Which is why I was particularly moved to learn about a new endeavor by three local videographer-documentarians to capture the stories of our loved ones before it’s too late.
They call themselves Imprint Films, and their passion is to create broadcast-quality — yes, broadcast quality — first-person documentaries of up to an hour in length. “We’ve found that’s the amount of time needed to really let someone tell their story,” said Michael Johnson, one of the three founders. Depending on what a customer purchases, that hour can include a large amount of archival material such as family photos, videos and even period music; and multimedia of the era such as vintage stock footage of the New York subway system in the 1930s and turn-of-the-century Europe; and music of the era such as early jazz — touches that help the stories really come alive.
“There’s an art to telling a story, making it cohesive, helping a person convey what they really want to convey,” said Mark Farrell, Johnson’s partner. “It’s not just about hearing someone’s stories.

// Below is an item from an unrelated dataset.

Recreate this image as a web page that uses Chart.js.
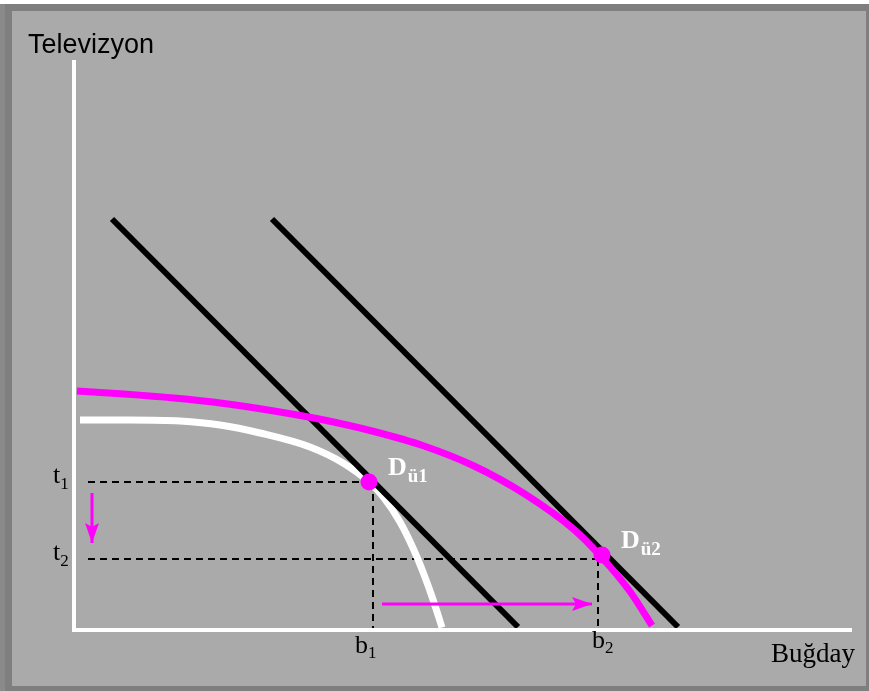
<!DOCTYPE html>
<html>
<head>
<meta charset="utf-8">
<script src="https://cdn.jsdelivr.net/npm/chart.js@4"></script>
<style>
  html, body { margin: 0; padding: 0; background: #fff; }
  #frame {
    position: absolute; left: 5px; top: 4px;
    width: 854px; height: 675px;
    background: #aaaaaa;
    border-style: solid; border-color: #7f7f7f;
    border-width: 7px 3px 5px 7px;
    box-shadow: -5px 0 0 #8a8a8a;
  }
  #chart { position: absolute; left: 0; top: 0; }
</style>
</head>
<body>
<div id="frame"></div>
<canvas id="chart" width="869" height="691"></canvas>
<script>
// values (x: Buğday, y: Televizyon, arbitrary units)
const axisTop = 570;
const axisRight = 778;

const ppfOld = [[6,210],[56,210],[106,209],[146,205],[186,197],[236,183],[269,167],[295,148],[309,133.3],[326,108],[339,82],[349,58],[359,30.5],[368,2.5]];
const ppfNew = [[3,239],[50,236],[100,232],[150,226.5],[200,219],[250,210],[300,198.5],[350,184],[400,164],[450,136.5],[500,100.5],[526,74.5],[556,38.5],[578,4.4]];
const priceLine1 = [[38,411],[444,3]];
const priceLine2 = [[198,411],[604,3]];

const tValues = [148, 71];   // t1, t2
const bValues = [299, 524];  // b1, b2
const equilibria = [[295,148],[528,75]]; // Dü1, Dü2

const arrowDown = [[18,137],[18,87]];
const arrowRight = [[308,26],[518,26]];

const pts = a => a.map(p => ({ x: p[0], y: p[1] }));

// a small plugin for the arrow heads and the text labels
const annotate = {
  id: 'annotate',
  afterDatasetsDraw(chart) {
    const { ctx, scales: { x, y } } = chart;
    ctx.save();

    // arrow heads
    chart.data.datasets.forEach(ds => {
      if (!ds.arrow) return;
      const n = ds.data.length;
      const a = ds.data[n - 2], b = ds.data[n - 1];
      const x1 = x.getPixelForValue(a.x), y1 = y.getPixelForValue(a.y);
      const x2 = x.getPixelForValue(b.x), y2 = y.getPixelForValue(b.y);
      const ang = Math.atan2(y2 - y1, x2 - x1);
      ctx.save();
      ctx.translate(x2, y2);
      ctx.rotate(ang);
      ctx.fillStyle = ds.borderColor;
      ctx.beginPath();
      ctx.moveTo(0, 0);
      ctx.lineTo(-20, -7);
      ctx.lineTo(-16, 0);
      ctx.lineTo(-20, 7);
      ctx.closePath();
      ctx.fill();
      ctx.restore();
    });

    const sub = (main, s, px, py, f1, f2, dx, dy, color) => {
      ctx.fillStyle = color;
      ctx.textBaseline = 'alphabetic';
      ctx.textAlign = 'left';
      ctx.font = f1;
      ctx.fillText(main, px, py);
      const w = ctx.measureText(main).width;
      ctx.font = f2;
      ctx.fillText(s, px + w + dx, py + dy);
    };

    const serif = '"Liberation Serif", "Times New Roman", serif';

    // t1, t2
    tValues.forEach((t, i) => {
      sub('t', String(i + 1), 53, y.getPixelForValue(t) + 1,
        '26px ' + serif, '17px ' + serif, 0, 6, '#000');
    });
    // b1, b2
    const bOff = [[-18, 653], [-6, 648]];
    bValues.forEach((b, i) => {
      sub('b', String(i + 1), x.getPixelForValue(b) + bOff[i][0], bOff[i][1],
        '26px ' + serif, '17px ' + serif, 0, 5, '#000');
    });
    // Dü1, Dü2
    equilibria.forEach((p, i) => {
      sub('D', 'ü' + (i + 1), x.getPixelForValue(p[0]) + 19, y.getPixelForValue(p[1]) - 7,
        'bold 26px ' + serif, 'bold 19px ' + serif, 1, 7, '#fff');
    });

    // axis titles
    ctx.fillStyle = '#000';
    ctx.font = '27px "Liberation Sans", Arial, sans-serif';
    ctx.fillText('Televizyon', 28, 53);
    ctx.font = '27px ' + serif;
    ctx.fillText('Buğday', 771, 662);
    ctx.restore();
  }
};

const line = (data, color, width, extra) => Object.assign({
  data: pts(data), showLine: true, borderColor: color, borderWidth: width,
  pointRadius: 0, fill: false, clip: false
}, extra || {});

const dash = [7, 5];

// first dataset is drawn on top
new Chart(document.getElementById('chart'), {
  type: 'scatter',
  data: {
    datasets: [
      // equilibrium points
      { data: pts(equilibria), showLine: false, pointRadius: 8.5, pointBackgroundColor: '#ff00ff',
        pointBorderWidth: 0, clip: false },
      // axes
      line([[0, axisTop], [0, 0], [axisRight, 0]], '#ffffff', 4, { borderJoinStyle: 'miter' }),
      // arrows
      line(arrowDown, '#ff00ff', 3, { arrow: true }),
      line(arrowRight, '#ff00ff', 3, { arrow: true }),
      // new production possibility curve
      line(ppfNew, '#ff00ff', 7, { cubicInterpolationMode: 'monotone' }),
      // price lines
      line(priceLine1, '#000', 6),
      line(priceLine2, '#000', 6),
      // old production possibility curve
      line(ppfOld, '#ffffff', 7, { cubicInterpolationMode: 'monotone' }),
      // guide lines
      line([[14, tValues[0]], [equilibria[0][0], tValues[0]]], '#000', 2, { borderDash: dash }),
      line([[bValues[0], tValues[0]], [bValues[0], 0]], '#000', 2, { borderDash: dash }),
      line([[14, tValues[1]], [bValues[1], tValues[1]]], '#000', 2, { borderDash: dash }),
      line([[bValues[1], tValues[1]], [bValues[1], 0]], '#000', 2, { borderDash: dash })
    ]
  },
  options: {
    responsive: false,
    animation: false,
    events: [],
    layout: { padding: { left: 74, right: 17, top: 60, bottom: 61 } },
    scales: {
      x: { type: 'linear', min: 0, max: axisRight, display: false },
      y: { type: 'linear', min: 0, max: axisTop, display: false }
    },
    plugins: { legend: { display: false }, tooltip: { enabled: false } }
  },
  plugins: [annotate]
});
</script>
</body>
</html>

It’s about building a lasting imprint, a narrative of that person as they wish to be remembered. It’s about recording those ‘aha!’ moments, those flashes of recognition for younger family members to better understand who they themselves are, why they do what they do, the spark that started it all, and how it passes down through the generations.”
For those of you who haven’t been behind of the scenes of such endeavors, suffice it to say that an hour of broadcast-quality video can occupy many weeks of time for an interviewer, videographer, archivist and post-production editor, which is something that Farrell knows well. He’s made a dozen celebrity biographies for A&E, chronicling the likes of Bruce Springsteen and Jennifer Anniston. And believe it or not, earlier in his career, he was a young tech on the set of the Frost-Nixon interviews.
While he’s proud of his celebrity biographies, Farrell said he has a distinct preference for telling real people’s stories, stories that matter on a deeper level to the people who watch them. “The idea came to me after my dad died,” he said. “And I really wish I had thought of it earlier, in time.”
It was at around that same time that Johnson approached Farrell with a similar idea. Johnson — who has led a peripatetic life as a teen counselor, peace activist, life coach and documentarian, among other things — said he has always been fascinated by the idea of capturing the stories that elders have to tell. “When I hear the wisdom they have to share, and their stories of resilience, it gives me strength,” Johnson said. “To act on it while our elders are still lucid and healthy, that’s very rewarding work.”
Rounding out the team is Nick Keene, an accomplished video editor who helped produce a 10-part series on end of life for the National Board of Chaplains, among other large-scale professional projects. All three men live in South County.

Imprint Films has already produced several biographical films, including of the parents of Dr. Mark Hyman, the nationally recognized wellness physician. Clips of his parents’ videos are posted on the company’s website. One learns that Hyman’s mother, Ruth, was raised by deaf parents and made communication among her life’s works. His father, Saul, describes growing up in Brooklyn in a very different era, and about how much family means to him. Imprint Films even filmed him enjoying his favorite hobby: flying.
Ruth’s and Saul’s stories seemingly come alive with archival photos and family videos, newspaper clippings, immigration papers, music from the eras they are talking about and through a lively interviewing process. The production values are so high that it feels like you’re watching their stories on broadcast television.

Three weeks after Imprint Films finished recording and editing Ruth’s story, she passed. But she had the opportunity to share her story for future generations, and it was played at her memorial service. “It was really something to see, Ruth talking at her own service,” Farrell says. “It was so powerful, like she was there. And it made me proud. I know I’m doing something worthwhile that people are going to cherish.”
Dr. Hyman’s father, Saul, passed away this summer. “Mark’s parents’ life stories are now captured,” Johnson says. “For future generations. Not just here and now. Think three or four generations down the road and how they’ll hear where they come from.”